つい10分前までの絶望に比べれば、清々しい気持ちだ。
少し浮かれながら帰り道を歩く。
そこに運悪く車が突っ込んできて、一箱は轢かれた。
一瞬だった。驚く暇もなく、気づいた時には宙を舞っていた。
前日少し気温が上がり、一度解けた雪が今朝の冷え込みで再び凍っていたせいでブレーキがきかなかったのだ。
こうして実にあっさりと、吉村一箱は死んだ。
(……あれ? 生きてる……)
確実に死んだと思っていた一箱が目を開くと、そこは石造りの地下室だった。
(病院……じゃないよなぁ)
一箱が地下室と判断したのは、その部屋に窓が無かったからだ。実際そこは地下室であった。
室内の照明には蝋燭が使われていた。壁や床が石でできているのと合わせて、古風な印象を与える。
一箱の他に、一人の男がいた。
金髪碧眼、古代ローマ人のような、ゆったりとした衣装をまとっている。男は一箱には目もくれず、本を読んでいる。

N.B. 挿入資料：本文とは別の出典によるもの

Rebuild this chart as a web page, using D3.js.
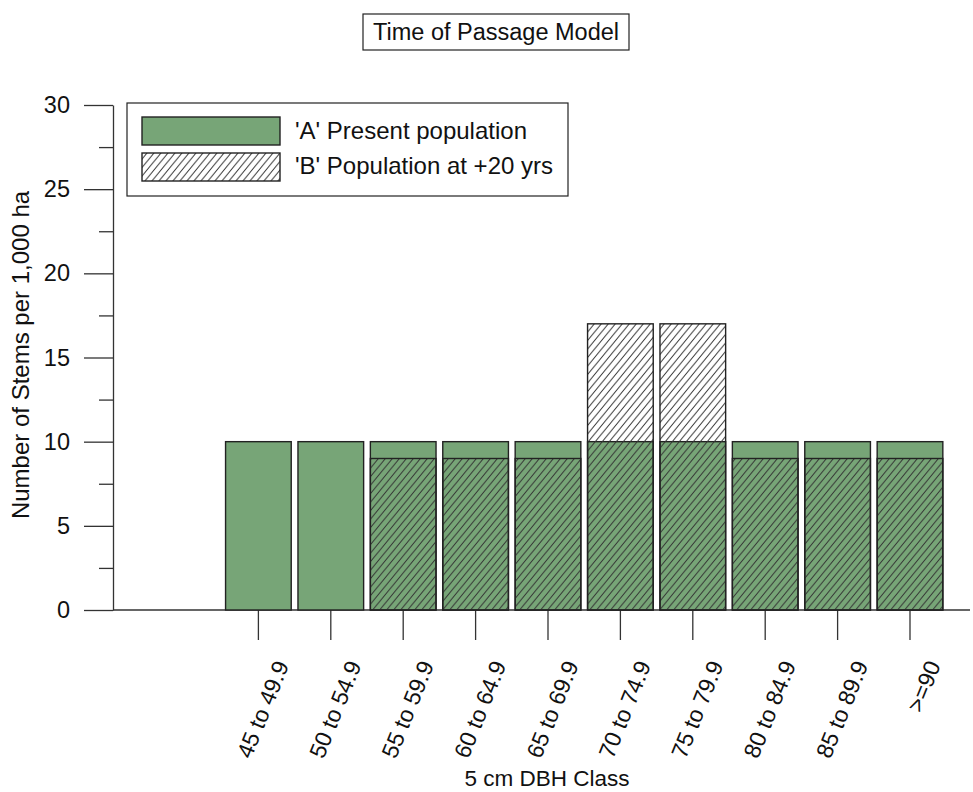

(なんてことだ。今度はすごい昔にワープしたみたいだぞ)
一箱は論理的に考えた。
(どうも今日は不思議なことが起きる日みたいだ。……あれ? でも過去に飛んだんだから今日は今日じゃなくて……)
一箱の論理は崩壊した。
何はともあれ、目の前の男に声をかけてみる。
「あの……」
「あー、ちょっと待って。今考えてるから」
日本語で話しかけると、ごく当たり前のように日本語が返ってきた。
しばらくして言葉が通じる違和感に気づき、また、言葉が通じたことで安心した。
二三分してから、男は本を閉じ、一箱に向かってこう言った。
「やあ、吉村一箱くん。はじめまして。俺の名前はハーゲンティ。君にはこれから異世界に行ってもらう」
「……なんで?」
これは一人の弟が、姉と再開するために奮起する姉物語である。